Job » Strip the pictures and reproduce the rest of the listing exactly.

Data block »
*****

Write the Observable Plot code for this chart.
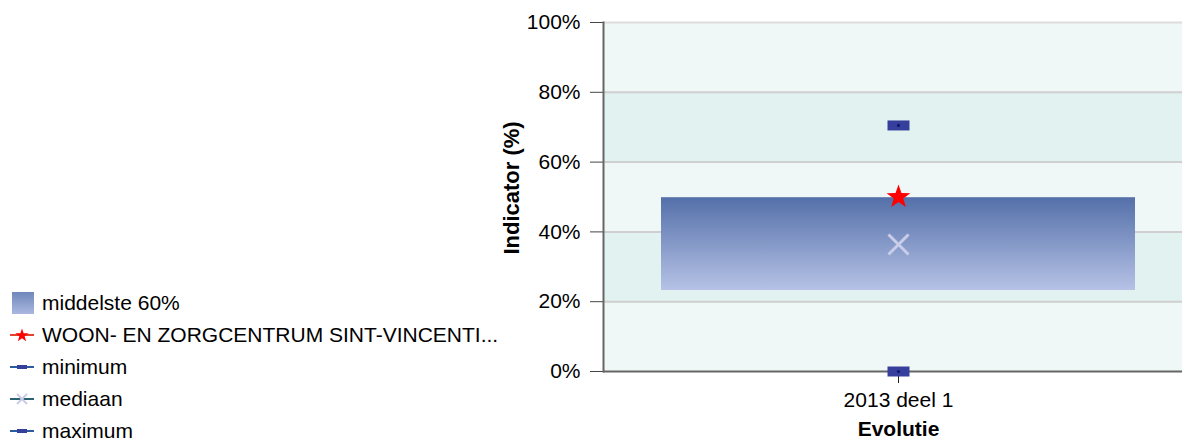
<!DOCTYPE html>
<html><head><meta charset="utf-8">
<script src="https://cdn.jsdelivr.net/npm/d3@7"></script>
<script src="https://cdn.jsdelivr.net/npm/@observablehq/plot@0.6"></script>
<style>
body{margin:0;font-family:"Liberation Sans",Arial,sans-serif;background:#fff;}
#wrap{position:relative;width:1182px;height:439px;overflow:hidden;}
#chart{position:absolute;left:0;top:0;}
#legend{position:absolute;left:10px;top:287px;font-size:21px;color:#000;}
.row{height:32px;display:flex;align-items:center;white-space:nowrap;}
.row svg{margin-right:8px;flex:none;}
</style></head><body>
<div id="wrap"><div id="chart"></div><div id="legend"></div></div>
<script>
// ---- data ----
const periods = ["2013 deel 1"];
const p20 = [23.2];
const p80 = [49.8];
const minimum = [0];
const mediaan = [36.4];
const maximum = [70.5];
const instelling = [50];
const yTicks = [0, 20, 40, 60, 80, 100];
const legendLabels = ["middelste 60%", "WOON- EN ZORGCENTRUM SINT-VINCENTI...", "minimum", "mediaan", "maximum"];
const yLabel = "Indicator (%)";
const xLabel = "Evolutie";

const rows = periods.map((p, i) => ({period: p, p20: p20[i], p80: p80[i], min: minimum[i], med: mediaan[i], max: maximum[i], inst: instelling[i]}));
const bandRows = yTicks.slice(0, -1).map((t, i) => ({y1: t, y2: yTicks[i + 1], i}));

const rectSym = {draw(ctx) { ctx.rect(-11, -5, 22, 10); }};
const starSym = {draw(ctx) {
  for (let k = 0; k < 10; k++) {
    const r = k % 2 ? 5 : 12.5, a = -Math.PI / 2 + k * Math.PI / 5;
    const x = r * Math.cos(a), y = r * Math.sin(a);
    k ? ctx.lineTo(x, y) : ctx.moveTo(x, y);
  }
  ctx.closePath();
}};
const timesSym = {draw(ctx) { ctx.moveTo(-10, -10); ctx.lineTo(10, 10); ctx.moveTo(10, -10); ctx.lineTo(-10, 10); }};

const plot = Plot.plot({
  width: 1182, height: 439,
  marginLeft: 603, marginRight: 0, marginTop: 22, marginBottom: 68,
  style: {fontFamily: '"Liberation Sans", Arial, sans-serif', fontSize: "21px", background: "transparent", overflow: "visible"},
  x: {domain: periods, range: [603, 1193], padding: 0.109, label: null},
  y: {domain: [0, 100], label: null},
  marks: [
    Plot.rectY(bandRows, {y1: "y1", y2: "y2", fill: d => d.i % 2 ? "#e2f2f0" : "#eff8f6"}),
    Plot.ruleY(yTicks.slice(1), {stroke: d => d === 100 ? "#dddddd" : "#cfcfcf", strokeWidth: 2}),
    Plot.barY(rows, {x: "period", y1: "p20", y2: "p80", fill: "url(#boxgrad)"}),
    Plot.axisY({ticks: yTicks, tickFormat: d => d + "%", tickSize: 13, tickPadding: 10, stroke: "#444", fontSize: 21, label: null}),
    Plot.axisX({tickSize: 12, tickPadding: 9, stroke: "#222", fontSize: 21, label: null}),
    Plot.ruleY([0], {stroke: "#666", strokeWidth: 2}),
    Plot.frame({anchor: "left", stroke: "#666", strokeWidth: 2}),
    Plot.dot(rows, {x: "period", y: "max", symbol: rectSym, r: 5, fill: "#363f9c", stroke: "none"}),
    Plot.dot(rows, {x: "period", y: "max", r: 1.6, fill: "#0b1a6e", stroke: "none"}),
    Plot.dot(rows, {x: "period", y: "min", symbol: rectSym, r: 5, fill: "#363f9c", stroke: "none"}),
    Plot.dot(rows, {x: "period", y: "min", r: 1.6, fill: "#0b1a6e", stroke: "none"}),
    Plot.dot(rows, {x: "period", y: "med", symbol: timesSym, r: 5, fill: "none", stroke: "#c9cde9", strokeWidth: 3}),
    Plot.dot(rows, {x: "period", y: "inst", symbol: starSym, r: 5, fill: "#ff0000", stroke: "none"}),
    Plot.text([yLabel], {frameAnchor: "left", textAnchor: "middle", dx: -92, dy: -9, rotate: -90, fontWeight: "bold", fontSize: 22}),
    Plot.text([xLabel], {x: () => periods[0], frameAnchor: "bottom", lineAnchor: "top", dy: 50, fontWeight: "bold", fontSize: 21})
  ]
});

const defs = d3.select(plot).insert("defs", ":first-child");
const g = defs.append("linearGradient").attr("id", "boxgrad").attr("x1", 0).attr("y1", 0).attr("x2", 0).attr("y2", 1);
g.append("stop").attr("offset", "0%").attr("stop-color", "#5470a9");
g.append("stop").attr("offset", "100%").attr("stop-color", "#b6c2e6");
document.getElementById("chart").appendChild(plot);

// ---- legend ----
const sw = [
  `<svg width="24" height="24"><defs><linearGradient id="lg" x1="0" y1="0" x2="0" y2="1"><stop offset="0" stop-color="#6f87bb"/><stop offset="1" stop-color="#aab8df"/></linearGradient></defs><rect x="2" y="1" width="22" height="22" fill="url(#lg)"/></svg>`,
  `<svg width="24" height="24"><line x1="0" y1="12" x2="24" y2="12" stroke="#e4422c" stroke-width="2"/><path d="${d3.range(10).map(k=>{const r=k%2?2.8:7,a=-Math.PI/2+k*Math.PI/5;return (k?'L':'M')+(12+r*Math.cos(a)).toFixed(2)+','+(12.5+r*Math.sin(a)).toFixed(2);}).join('')}Z" fill="#ff0000"/></svg>`,
  `<svg width="24" height="24"><line x1="0" y1="12" x2="24" y2="12" stroke="#2a5c9e" stroke-width="2"/><rect x="7" y="10" width="10" height="4" fill="#363f9c"/></svg>`,
  `<svg width="24" height="24"><line x1="0" y1="12" x2="24" y2="12" stroke="#2b6272" stroke-width="2"/><path d="M7,7L17,17M17,7L7,17" stroke="#c9cde9" stroke-width="2"/></svg>`,
  `<svg width="24" height="24"><line x1="0" y1="12" x2="24" y2="12" stroke="#2a5c9e" stroke-width="2"/><rect x="7" y="10" width="10" height="4" fill="#363f9c"/></svg>`
];
document.getElementById("legend").innerHTML = legendLabels.map((l, i) => `<div class="row">${sw[i]}<span>${l}</span></div>`).join("");
</script>
</body></html>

*****

Result »
Write the Observable Plot code for this chart.
<!DOCTYPE html>
<html><head><meta charset="utf-8">
<script src="https://cdn.jsdelivr.net/npm/d3@7"></script>
<script src="https://cdn.jsdelivr.net/npm/@observablehq/plot@0.6"></script>
<style>
body{margin:0;font-family:"Liberation Sans",Arial,sans-serif;background:#fff;}
#wrap{position:relative;width:1182px;height:439px;overflow:hidden;}
#chart{position:absolute;left:0;top:0;}
#legend{position:absolute;left:10px;top:287px;font-size:21px;color:#000;}
.row{height:32px;display:flex;align-items:center;white-space:nowrap;}
.row svg{margin-right:8px;flex:none;}
</style></head><body>
<div id="wrap"><div id="chart"></div><div id="legend"></div></div>
<script>
// ---- data ----
const periods = ["2013 deel 1"];
const p20 = [23.2];
const p80 = [49.8];
const minimum = [0];
const mediaan = [36.4];
const maximum = [70.5];
const instelling = [50];
const yTicks = [0, 20, 40, 60, 80, 100];
const legendLabels = ["middelste 60%", "WOON- EN ZORGCENTRUM SINT-VINCENTI...", "minimum", "mediaan", "maximum"];
const yLabel = "Indicator (%)";
const xLabel = "Evolutie";

const rows = periods.map((p, i) => ({period: p, p20: p20[i], p80: p80[i], min: minimum[i], med: mediaan[i], max: maximum[i], inst: instelling[i]}));
const bandRows = yTicks.slice(0, -1).map((t, i) => ({y1: t, y2: yTicks[i + 1], i}));

const rectSym = {draw(ctx) { ctx.rect(-11, -5, 22, 10); }};
const starSym = {draw(ctx) {
  for (let k = 0; k < 10; k++) {
    const r = k % 2 ? 5 : 12.5, a = -Math.PI / 2 + k * Math.PI / 5;
    const x = r * Math.cos(a), y = r * Math.sin(a);
    k ? ctx.lineTo(x, y) : ctx.moveTo(x, y);
  }
  ctx.closePath();
}};
const timesSym = {draw(ctx) { ctx.moveTo(-10, -10); ctx.lineTo(10, 10); ctx.moveTo(10, -10); ctx.lineTo(-10, 10); }};

const plot = Plot.plot({
  width: 1182, height: 439,
  marginLeft: 603, marginRight: 0, marginTop: 22, marginBottom: 68,
  style: {fontFamily: '"Liberation Sans", Arial, sans-serif', fontSize: "21px", background: "transparent", overflow: "visible"},
  x: {domain: periods, range: [603, 1193], padding: 0.109, label: null},
  y: {domain: [0, 100], label: null},
  marks: [
    Plot.rectY(bandRows, {y1: "y1", y2: "y2", fill: d => d.i % 2 ? "#e2f2f0" : "#eff8f6"}),
    Plot.ruleY(yTicks.slice(1), {stroke: d => d === 100 ? "#dddddd" : "#cfcfcf", strokeWidth: 2}),
    Plot.barY(rows, {x: "period", y1: "p20", y2: "p80", fill: "url(#boxgrad)"}),
    Plot.axisY({ticks: yTicks, tickFormat: d => d + "%", tickSize: 13, tickPadding: 10, stroke: "#444", fontSize: 21, label: null}),
    Plot.axisX({tickSize: 12, tickPadding: 9, stroke: "#222", fontSize: 21, label: null}),
    Plot.ruleY([0], {stroke: "#666", strokeWidth: 2}),
    Plot.frame({anchor: "left", stroke: "#666", strokeWidth: 2}),
    Plot.dot(rows, {x: "period", y: "max", symbol: rectSym, r: 5, fill: "#363f9c", stroke: "none"}),
    Plot.dot(rows, {x: "period", y: "max", r: 1.6, fill: "#0b1a6e", stroke: "none"}),
    Plot.dot(rows, {x: "period", y: "min", symbol: rectSym, r: 5, fill: "#363f9c", stroke: "none"}),
    Plot.dot(rows, {x: "period", y: "min", r: 1.6, fill: "#0b1a6e", stroke: "none"}),
    Plot.dot(rows, {x: "period", y: "med", symbol: timesSym, r: 5, fill: "none", stroke: "#c9cde9", strokeWidth: 3}),
    Plot.dot(rows, {x: "period", y: "inst", symbol: starSym, r: 5, fill: "#ff0000", stroke: "none"}),
    Plot.text([yLabel], {frameAnchor: "left", textAnchor: "middle", dx: -92, dy: -9, rotate: -90, fontWeight: "bold", fontSize: 22}),
    Plot.text([xLabel], {x: () => periods[0], frameAnchor: "bottom", lineAnchor: "top", dy: 50, fontWeight: "bold", fontSize: 21})
  ]
});

const defs = d3.select(plot).insert("defs", ":first-child");
const g = defs.append("linearGradient").attr("id", "boxgrad").attr("x1", 0).attr("y1", 0).attr("x2", 0).attr("y2", 1);
g.append("stop").attr("offset", "0%").attr("stop-color", "#5470a9");
g.append("stop").attr("offset", "100%").attr("stop-color", "#b6c2e6");
document.getElementById("chart").appendChild(plot);

// ---- legend ----
const sw = [
  `<svg width="24" height="24"><defs><linearGradient id="lg" x1="0" y1="0" x2="0" y2="1"><stop offset="0" stop-color="#6f87bb"/><stop offset="1" stop-color="#aab8df"/></linearGradient></defs><rect x="2" y="1" width="22" height="22" fill="url(#lg)"/></svg>`,
  `<svg width="24" height="24"><line x1="0" y1="12" x2="24" y2="12" stroke="#e4422c" stroke-width="2"/><path d="${d3.range(10).map(k=>{const r=k%2?2.8:7,a=-Math.PI/2+k*Math.PI/5;return (k?'L':'M')+(12+r*Math.cos(a)).toFixed(2)+','+(12.5+r*Math.sin(a)).toFixed(2);}).join('')}Z" fill="#ff0000"/></svg>`,
  `<svg width="24" height="24"><line x1="0" y1="12" x2="24" y2="12" stroke="#2a5c9e" stroke-width="2"/><rect x="7" y="10" width="10" height="4" fill="#363f9c"/></svg>`,
  `<svg width="24" height="24"><line x1="0" y1="12" x2="24" y2="12" stroke="#2b6272" stroke-width="2"/><path d="M7,7L17,17M17,7L7,17" stroke="#c9cde9" stroke-width="2"/></svg>`,
  `<svg width="24" height="24"><line x1="0" y1="12" x2="24" y2="12" stroke="#2a5c9e" stroke-width="2"/><rect x="7" y="10" width="10" height="4" fill="#363f9c"/></svg>`
];
document.getElementById("legend").innerHTML = legendLabels.map((l, i) => `<div class="row">${sw[i]}<span>${l}</span></div>`).join("");
</script>
</body></html>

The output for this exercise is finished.